*Direction:*
Locate the word "chart" in the material, then show every line that holds it.

*Provided data:*
○ ○ ○
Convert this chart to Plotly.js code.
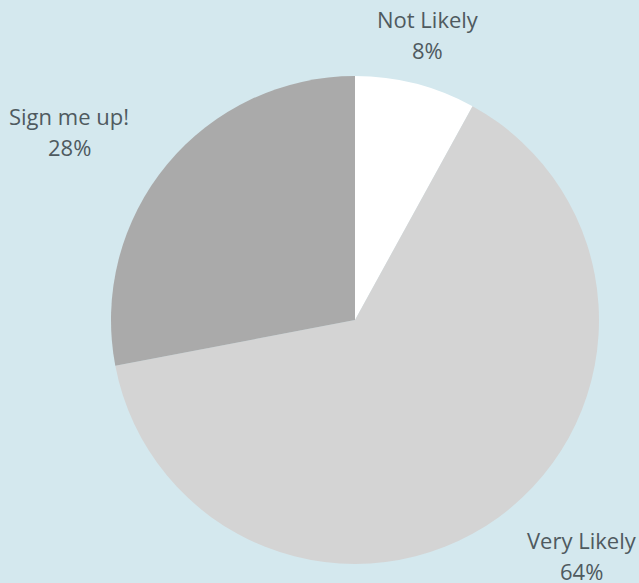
<!DOCTYPE html>
<html>
<head>
<meta charset="utf-8">
<script src="https://cdn.plot.ly/plotly-3.0.1.min.js"></script>
<style>html,body{margin:0;padding:0;background:#d4e8ee;}</style>
</head>
<body>
<div id="chart" style="width:639px;height:583px;"></div>
<script>
const labels = ["Not Likely", "Very Likely", "Sign me up!"];
const values = [8, 64, 28];
const colors = ["#ffffff", "#d4d4d4", "#aaaaaa"];

const W = 639, H = 583;
const margin = {l: 111, r: 40, t: 76, b: 19};
const fontFamily = "'Open Sans', 'Noto Sans', sans-serif";
const fontSize = 22;
const lineGap = 31;
const textColor = "#4f5a5f";

// Label placement derived from the data: each label block sits just outside its slice's mid-angle.
const plotW = W - margin.l - margin.r, plotH = H - margin.t - margin.b;
const cx = margin.l + plotW / 2, cy = margin.t + plotH / 2;
const radius = Math.min(plotW, plotH) / 2;
const labelR = radius + 49;
const total = values.reduce((a, b) => a + b, 0);
const ctx = document.createElement("canvas").getContext("2d");
ctx.font = fontSize + "px " + fontFamily;
const annotations = [];
let cum = 0;
values.forEach((v, i) => {
  const mid = (cum + v / 2) / total * 2 * Math.PI;
  cum += v;
  const s = Math.sin(mid), c = Math.cos(mid);
  const lines = [labels[i], Math.round(v / total * 100) + "%"];
  const blockW = Math.max(...lines.map(t => ctx.measureText(t).width));
  let px = cx + labelR * s;
  const py = cy - labelR * c - 2;
  if (s > 0.4) px += blockW / 2;
  else if (s < -0.4) px -= blockW / 2;
  lines.forEach((t, k) => {
    const ly = py + (k - 0.5) * lineGap;
    annotations.push({
      x: (px - margin.l) / plotW,
      y: 1 - (ly - margin.t) / plotH,
      xref: "paper", yref: "paper",
      xanchor: "center", yanchor: "middle",
      showarrow: false,
      text: t,
      font: {family: fontFamily, size: fontSize, color: textColor}
    });
  });
});

Plotly.newPlot("chart", [{
  type: "pie",
  labels: labels,
  values: values,
  sort: false,
  direction: "clockwise",
  rotation: 0,
  marker: {colors: colors, line: {width: 0}},
  textinfo: "none",
  hoverinfo: "none"
}], {
  width: W,
  height: H,
  paper_bgcolor: "#d4e8ee",
  plot_bgcolor: "#d4e8ee",
  showlegend: false,
  margin: margin,
  font: {family: fontFamily, color: textColor, size: fontSize},
  annotations: annotations
}, {displayModeBar: false, staticPlot: true});
</script>
</body>
</html>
○ ○ ○
*Solution to the exercise:*
Convert this chart to Plotly.js code.
<div id="chart" style="width:639px;height:583px;"></div>
Plotly.newPlot("chart", [{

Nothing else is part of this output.